I missed the exact details as I was trying to take an arty photo through the goal nets on my outgunned phone camera, but it was certainly a challenge that sparked the ire of the home players, leading to a proper melee at the scene of the crime. The Penryn keeper was particularly angry, running 30 metres to get involved and he was probably lucky not to be dismissed too.

That all set the scene for a thoroughly exciting and engrossing final 35 minutes as the 11 men of Penryn pushed harder and harder for the equaliser while the ten men of St Blazey put in a stirring defensive performance to keep them at bay.

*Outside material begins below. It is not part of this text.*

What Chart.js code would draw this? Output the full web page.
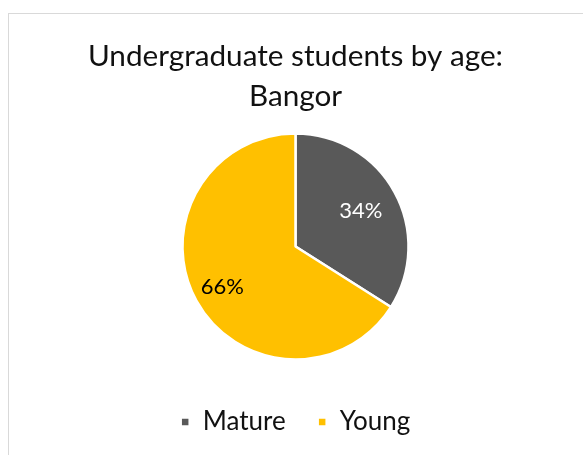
<!DOCTYPE html>
<html lang="en">
<head>
    <meta charset="UTF-8">
    <title>Undergraduate students by age: Bangor</title>
    <script src="https://cdn.jsdelivr.net/npm/chart.js"></script>
    <style>
        body {
            margin: 0;
            background: #fff;
            overflow: hidden;
        }
        .chart-box {
            position: absolute;
            left: 8px;
            top: 13px;
            width: 575px;
            height: 442px;
            border-left: 1px solid #d9d9d9;
            border-top: 1px solid #d9d9d9;
        }
    </style>
</head>
<body>
    <div class="chart-box">
        <canvas id="pieChart" width="575" height="442"></canvas>
    </div>
    <script>
        const chartTitle = ['Undergraduate students by age:', 'Bangor'];
        const ageGroups = ['Mature', 'Young'];
        const shares = [34, 66];
        const sliceColors = ['#595959', '#FFC000'];
        const labelColors = ['#ffffff', '#000000'];

        // percentage labels inside the slices (Excel "best fit" sits them a bit unevenly)
        const labelRadius = [0.66, 0.74];
        const sliceLabels = {
            id: 'sliceLabels',
            afterDatasetsDraw(chart) {
                const ctx = chart.ctx;
                const data = chart.data.datasets[0].data;
                const total = data.reduce((a, b) => a + b, 0);
                chart.getDatasetMeta(0).data.forEach((arc, i) => {
                    const angle = (arc.startAngle + arc.endAngle) / 2;
                    const r = arc.outerRadius * labelRadius[i];
                    const x = arc.x + Math.cos(angle) * r;
                    const y = arc.y + Math.sin(angle) * r;
                    ctx.save();
                    ctx.font = '22px Lato';
                    ctx.fillStyle = labelColors[i];
                    ctx.textAlign = 'center';
                    ctx.textBaseline = 'middle';
                    ctx.fillText(Math.round(data[i] / total * 100) + '%', x, y);
                    ctx.restore();
                });
            }
        };

        new Chart(document.getElementById('pieChart'), {
            type: 'pie',
            data: {
                labels: ageGroups,
                datasets: [{
                    data: shares,
                    backgroundColor: sliceColors,
                    borderColor: '#ffffff',
                    borderWidth: 2.5,
                    radius: 113
                }]
            },
            options: {
                responsive: false,
                animation: false,
                layout: {
                    padding: { left: 0, right: 2, top: 0, bottom: 11 }
                },
                plugins: {
                    title: {
                        display: true,
                        text: chartTitle,
                        color: '#111',
                        font: { family: 'Lato', size: 29.7, weight: 'normal', lineHeight: 1.347 },
                        padding: { top: 22, bottom: 0 }
                    },
                    legend: {
                        position: 'bottom',
                        labels: {
                            color: '#111',
                            font: { family: 'Lato', size: 26 },
                            boxWidth: 9,
                            boxHeight: 9,
                            padding: 32
                        }
                    },
                    tooltip: { enabled: false }
                }
            },
            plugins: [sliceLabels]
        });
    </script>
</body>
</html>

They even had to deal with the home keeper joining the Penryn attack for the final couple of minutes, trying to get on the end of long throws and corners.

In the 88th minute the home side came so close to levelling up matters but the ball slid just wide of the post. That was THE chance, the one final attempt on goal that football folklore insists every side trailing narrowly towards the end of a game will have. They almost never go in.

The fact that this one didn’t go in meant there was no way back for the home side and it was St Blazey who moved into the last eight of the Charity Cup, their determined defending being deservedly rewarded.

This might not have been the absolute thrilling goal-fest that headline writers so love to call a Christmas cracker at this time of the year but, especially in the final 20 minutes, it was definitely a fun cup tie to watch. I was so glad I was, ahem, present (well, I had to get one Christmas pun in, didn’t I)?

And the Penryn town centre Christmas lights switch-on was lovely, despite the rain. I think I made all the right choices for once. Result.

PS: Saltash finally played their Vase tie a week later and went down 4-2 to Cribbs despite being 2-1 up with ten minutes left. Oh the drama of cup football, you just have to love it.

MORE PICTURES

Watching this cup final back in 2015 crystallised my ideas for this blog. It’s nice to see that it is still on display in the Penryn Athletic clubhouse even though they were beaten finalists on the day.
The teams get ready for action in the Durning Lawrence Cornwall Charity Cup First Round tie at Kernick Road between Penryn Athletic (red and black) and St Blazey.
Penryn Athletic launch the ball forward from a free-kick on the halfway line in their Durning Lawrence Cornwall Charity Cup First Round clash with visiting St Blazey.
St Blazey on the attack v hosts Penryn Athletic in a First Round tie in the Durning Lawrence Cornwall Charity Cup.
Heads up! Penryn Athletic, in red and black, on the attack v St Blazey in the Durning Lawrence Cornwall Charity Cup First Round.
An acrobatic headed clearance by a member of the impressive St Blazey defence as they beat hots Penryn Athletic 2-1 in the First Round of the Durning Lawrence Charity Cup despite playing the final 35 minutes with ten men.